Why dont 'em tek a rod and line an try ta git a dish,

But not ta g'out wi nits an traps an distroy all tha vish.


"We've tried ta stap et times enough, bit all that ther's na good:

If constabels did g'oot by night, wy than ya noo they cood.

Bit ther' I don't think voks da kear if they da git a dish,

How they w's cotch'd er wot becoms ov al the tother vish.

 

"Th' ginlmin wot coms bout here, ta vish in our river,

Da mek complaints all bout th' town, that they can't ketch noan niver.

No moore I don't spose that they can, wheniver they mid g'out;

The reysn's clare ver they ther' chaps da burk maust all the trout


"An all th' vish them chaps da git they zulls 'em by the poun,

An what they cant they drows away, zoonder than they'd be vound.

But now I think tis maust a time ta zee ta that ther's work,

Er els' wi all the vish bout here, they'l  play the vurry turk"


'Clericus'  was, one might guess, an Anglican clergyman ministering in Axminster.  According to The Exeter and Plymouth Gazette he was the author of a work entitled Rural Sketches in the Dialect of.East Devon   Of him and his book(?) I can not yet find any further trace.  The newspaper published the above sample of his dialect verses under the title Lines to Mr. Piscator in its poetry-corner on  28th September, 1844.
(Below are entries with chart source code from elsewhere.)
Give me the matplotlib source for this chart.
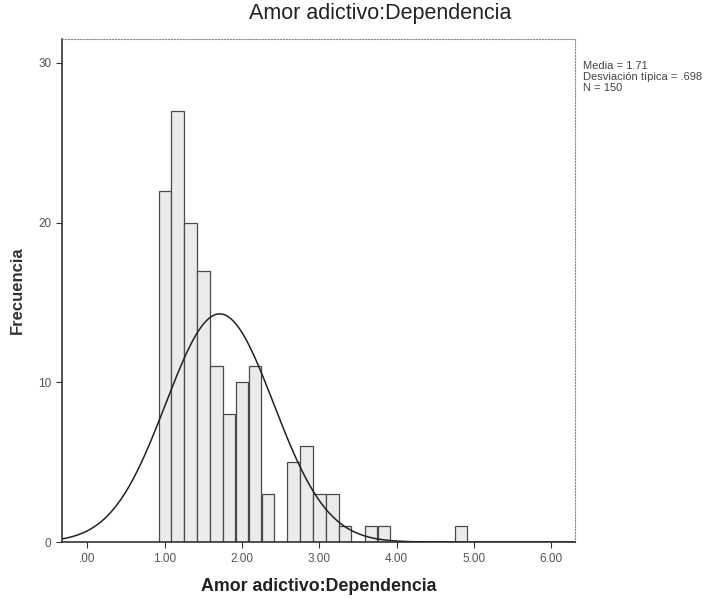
import numpy as np
import matplotlib.pyplot as plt

plt.rcParams['font.family'] = ['Liberation Sans', 'DejaVu Sans']

# histogram bins (width 1/6, first bin centred on 1.00)
bin_start = 1.0
bin_width = 1 / 6
counts = [22, 27, 20, 17, 11, 8, 10, 11, 3, 0, 5, 6, 3, 3, 1, 0, 1, 1,
          0, 0, 0, 0, 0, 1]

mean = 1.71
sd = 0.698
n = 150

xticks = [0, 1, 2, 3, 4, 5, 6]
xticklabels = ['.00', '1.00', '2.00', '3.00', '4.00', '5.00', '6.00']
yticks = [0, 10, 20, 30]

fig = plt.figure(figsize=(7.25, 5.99), dpi=100)
ax = fig.add_axes([0.0855, 0.095, 0.708, 0.84])

centers = bin_start + bin_width * np.arange(len(counts))
ax.bar(centers, counts, width=bin_width * 0.97, facecolor='#ebebeb',
       edgecolor='#4a4a4a', linewidth=0.9, zorder=2)

xs = np.linspace(-0.35, 6.35, 400)
ys = n * bin_width * np.exp(-0.5 * ((xs - mean) / sd) ** 2) / (sd * np.sqrt(2 * np.pi))
ax.plot(xs, ys, color='#222222', linewidth=1.1, zorder=3)

ax.set_xlim(-0.33, 6.31)
ax.set_ylim(0, 31.5)
ax.set_xticks(xticks)
ax.set_xticklabels(xticklabels)
ax.set_yticks(yticks)
ax.tick_params(axis='both', labelsize=8.5, labelcolor='#555555',
               color='#333333', length=4, width=0.8)

for side in ['top', 'right']:
    ax.spines[side].set_linestyle(':')
    ax.spines[side].set_color('#888888')
    ax.spines[side].set_linewidth(0.8)
for side in ['left', 'bottom']:
    ax.spines[side].set_color('#333333')
    ax.spines[side].set_linewidth(1.2)

fig.text(0.524, 0.978, 'Amor adictivo:Dependencia', fontsize=15.5,
         color='#222222', ha='center', va='center')
ax.set_xlabel('Amor adictivo:Dependencia', fontsize=12.8, fontweight='bold',
              color='#222222', labelpad=10)
ax.set_ylabel('Frecuencia', fontsize=12, fontweight='bold',
              color='#333333', labelpad=10)

fig.text(0.804, 0.898, 'Media = 1.71\nDesviación típica = .698\nN = 150',
         fontsize=8, color='#444444', va='top', ha='left', linespacing=1.1)

fig.savefig('out.png', dpi=100, facecolor='white')
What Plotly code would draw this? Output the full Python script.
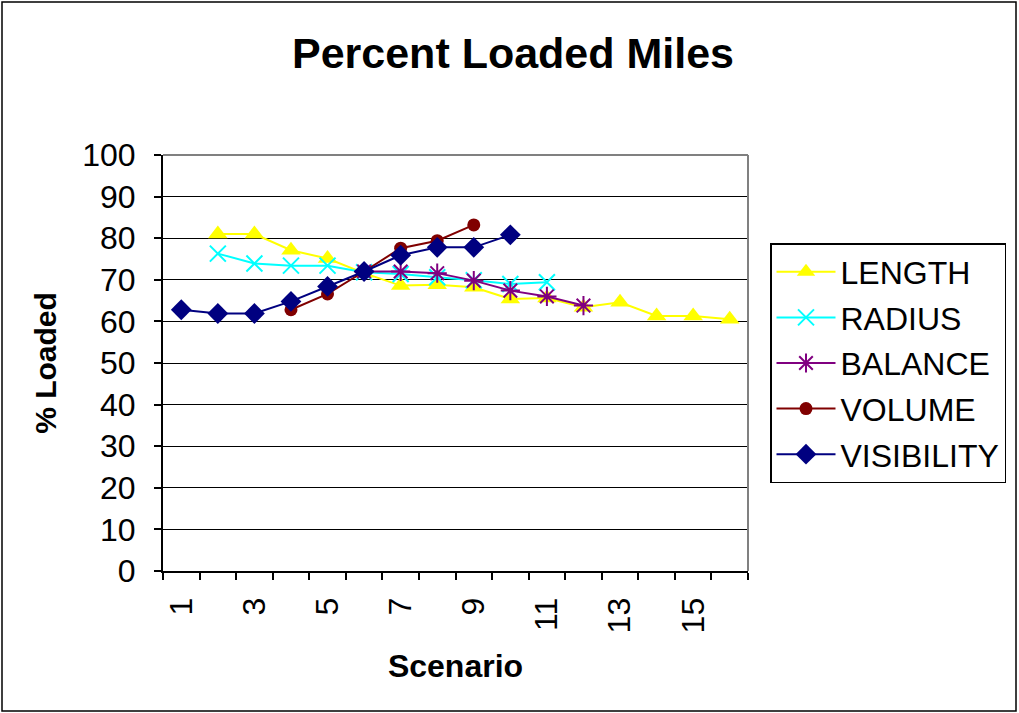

It's pretty crude writing (not very consistent) and how reliable an idea it gives as to how East Devonian countryfolk spoke in the middle of the nineteenth century is hard to say but 'Clericus' was clearly making an effort.

It would have been the salmon that the poachers were principally after but it's easier to find a rhyme for trout.

It's interesting that the word burk turns up, here perhaps meaning quietly to put out of existence .  It had only entered the language fifteen years before when William Burke was executed in Edinburgh.  He had made a business of suffocating people and then selling their bodies for dissection by surgeons.

I remember there was still much mutual ill-feeling with the licenced net fishermen and the line fishermen of the Exe in the nineteen-seventies.  

The Axe fishing would appear to have been an attraction to piscatorial ginlmin.  I don't believe they ketched noan niver.